The proposal also addresses the HRP’s Risk of Performance Errors Due to Training Deficiencies, specifically the TRAIN-03 gap: We need to develop guidelines for effective onboard training systems that provide training traditionally assumed for pre-flight. (Previously: SHFE-TRAIN-03 - How can onboard training systems be designed to address Just in Time (JIT) and recurrent training needs for nominal and off nominal scenarios?). To contribute to the closure of this gap, the research proposed will investigate cognitive aids for non-expert operators.
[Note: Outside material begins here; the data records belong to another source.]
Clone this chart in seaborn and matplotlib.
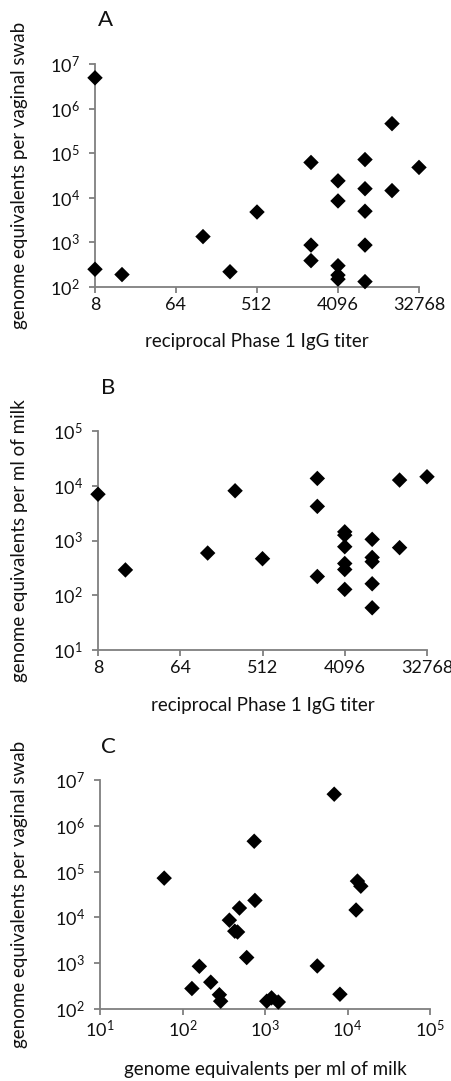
import matplotlib
matplotlib.use("Agg")
import matplotlib.pyplot as plt
import seaborn as sns
import numpy as np
import pandas as pd

# Panel A: titer vs vaginal swab
titer_a = [8, 8, 16, 128, 256, 512, 2048, 2048, 2048, 4096, 4096, 4096, 4096, 4096,
           8192, 8192, 8192, 8192, 8192, 16384, 16384, 32768]
swab_a = [4.9e6, 250, 190, 1350, 220, 4800, 6.2e4, 870, 390, 2.4e4, 8500, 300, 185, 150,
          7.2e4, 1.6e4, 5000, 870, 132, 4.6e5, 1.45e4, 4.8e4]

# Panel B: titer vs milk
titer_b = [8, 16, 128, 256, 512, 2048, 2048, 2048, 4096, 4096, 4096, 4096, 4096, 4096,
           8192, 8192, 8192, 8192, 8192, 16384, 16384, 32768]
milk_b = [7000, 290, 590, 8100, 465, 13600, 4200, 220, 1440, 1250, 770, 380, 295, 128,
          1050, 490, 410, 162, 59, 12700, 740, 14600]

# Panel C: milk vs vaginal swab
milk_c = [6900, 740, 60, 13200, 14500, 755, 12700, 490, 370, 430, 465, 600, 160, 4300,
          220, 130, 280, 290, 8100, 1050, 1200, 1450]
swab_c = [4.9e6, 4.6e5, 7.2e4, 6.2e4, 4.8e4, 2.35e4, 1.45e4, 1.6e4, 8700, 5000, 4800, 1330,
          855, 870, 385, 280, 205, 148, 210, 148, 175, 142]

titer_ticks = [8, 64, 512, 4096, 32768]

sns.set_theme(style="ticks")
plt.rcParams['font.family'] = ['Lato', 'DejaVu Sans']
plt.rcParams['mathtext.fontset'] = 'custom'
plt.rcParams['mathtext.rm'] = 'Lato'
plt.rcParams['mathtext.it'] = 'Lato'

W, H = 451, 1081
fig = plt.figure(figsize=(W / 100, H / 100), dpi=100)

def px_axes(l, t, r, b):
    return fig.add_axes([l / W, 1 - b / H, (r - l) / W, (b - t) / H])

axA = px_axes(95, 64, 419, 287)
axB = px_axes(98, 431, 427, 650)
axC = px_axes(100, 780, 430, 1009)

spine_col = '#7f7f7f'
tick_fs = 13
lab_fs = 13.5

def style(ax):
    for s in ['top', 'right']:
        ax.spines[s].set_visible(False)
    for s in ['left', 'bottom']:
        ax.spines[s].set_color(spine_col)
        ax.spines[s].set_linewidth(1.3)
    ax.tick_params(which='major', direction='out', length=4, width=1.3, color=spine_col,
                   labelsize=tick_fs, labelcolor='#111111')
    ax.tick_params(axis='y', pad=7)
    ax.tick_params(axis='x', pad=3)
    ax.minorticks_off()
    ax.tick_params(which='minor', length=0)
    ax.grid(False)

def pow_labels(exps):
    return [r'$10^{%d}$' % e for e in exps]

def scatter(ax, x, y):
    df = pd.DataFrame({'x': x, 'y': y})
    sns.scatterplot(data=df, x='x', y='y', ax=ax, marker='D', color='black',
                    s=62, edgecolor='none', linewidth=0, clip_on=False, zorder=5)

# A
scatter(axA, titer_a, swab_a)
axA.set_xscale('log', base=2)
axA.set_yscale('log')
axA.set_xlim(8, 32768)
axA.set_ylim(1e2, 1e7)
axA.set_xticks(titer_ticks)
axA.set_xticklabels([str(t) for t in titer_ticks])
axA.set_yticks([10.0 ** e for e in range(2, 8)])
axA.set_yticklabels(pow_labels(range(2, 8)))
style(axA)

# B
scatter(axB, titer_b, milk_b)
axB.set_xscale('log', base=2)
axB.set_yscale('log')
axB.set_xlim(8, 32768)
axB.set_ylim(1e1, 1e5)
axB.set_xticks(titer_ticks)
axB.set_xticklabels([str(t) for t in titer_ticks])
axB.set_yticks([10.0 ** e for e in range(1, 6)])
axB.set_yticklabels(pow_labels(range(1, 6)))
style(axB)

# C
scatter(axC, milk_c, swab_c)
axC.set_xscale('log')
axC.set_yscale('log')
axC.set_xlim(1e1, 1e5)
axC.set_ylim(1e2, 1e7)
axC.set_xticks([10.0 ** e for e in range(1, 6)])
axC.set_xticklabels(pow_labels(range(1, 6)))
axC.set_yticks([10.0 ** e for e in range(2, 8)])
axC.set_yticklabels(pow_labels(range(2, 8)))
style(axC)

labels = [
    (axA, 'reciprocal Phase 1 IgG titer', 'genome equivalents per vaginal swab', 'A', 342, 20, (105, 20)),
    (axB, 'reciprocal Phase 1 IgG titer', 'genome equivalents per ml of milk', 'B', 705, 20, (108, 388)),
    (axC, 'genome equivalents per ml of milk', 'genome equivalents per vaginal swab', 'C', 1070, 20, (108, 747)),
]
for ax, xl, yl, letter, xl_y, yl_x, lp in labels:
    ax.set_xlabel('')
    ax.set_ylabel('')
    bb = ax.get_position()
    cx = (bb.x0 + bb.x1) / 2
    cy = (bb.y0 + bb.y1) / 2
    fig.text(cx, 1 - xl_y / H, xl, ha='center', va='center', fontsize=lab_fs, color='#111111')
    fig.text(yl_x / W, cy, yl, ha='center', va='center', rotation=90, fontsize=lab_fs, color='#111111')
    fig.text(lp[0] / W, 1 - lp[1] / H, letter, ha='center', va='center', fontsize=16, color='#111111')

fig.savefig('out.png', dpi=100)
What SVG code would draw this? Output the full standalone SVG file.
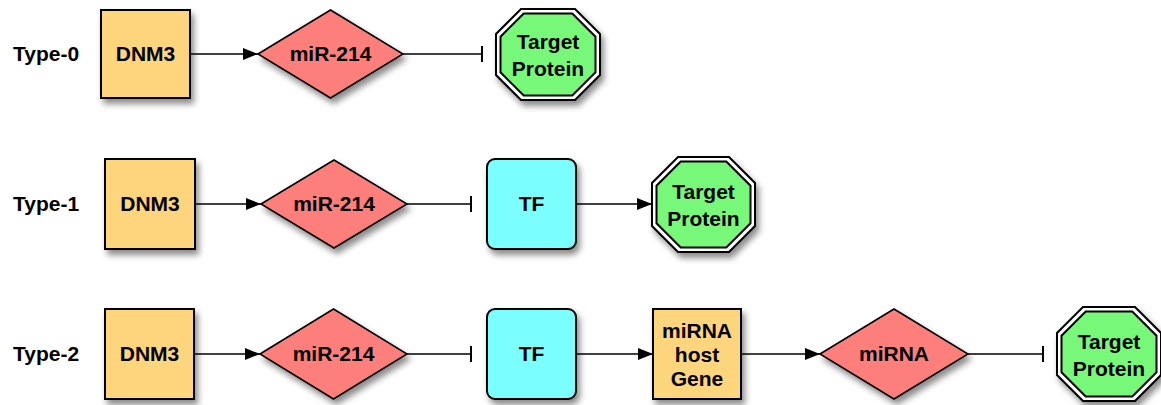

Our goals in this proposal are two-fold: The first goal is to investigate a new form of cognitive aid that incorporates the beneficial attributes of static, adaptable, adaptive, and dynamic aids into a hybrid aid. We see the benefit of this hybrid aid to be:

1. a technology able to be immediately deployed (unlike augmented reality or other heavily technology-dependent advances),

2. a technology able to be used by non-programmers as they design aids for crewmembers (the audiences would be procedure designers and scientists creating procedures for in-flight experiments),

3. a form of aid that offers the beneficial attributes of a dynamic aid that responds to each step in a procedure with the security of a static or adaptable aid that does not require functioning sensors for performance.

We will iteratively design a prototype of a hybrid aid for medical equipment maintenance tasks, while at the same time building a library of tools to create similar aids for other procedures. Second, we will develop a taxonomy of cognitive aid design that considers the most important variables affecting performance with aids: user knowledge and experience, resources demanded by the task and sub-tasks, time pressure on performance, and the number of operators expected to interact with the aid.

Research Impact/Earth Benefits:

Task Progress & Bibliography Information FY2016 
Task Progress: New project for FY2016.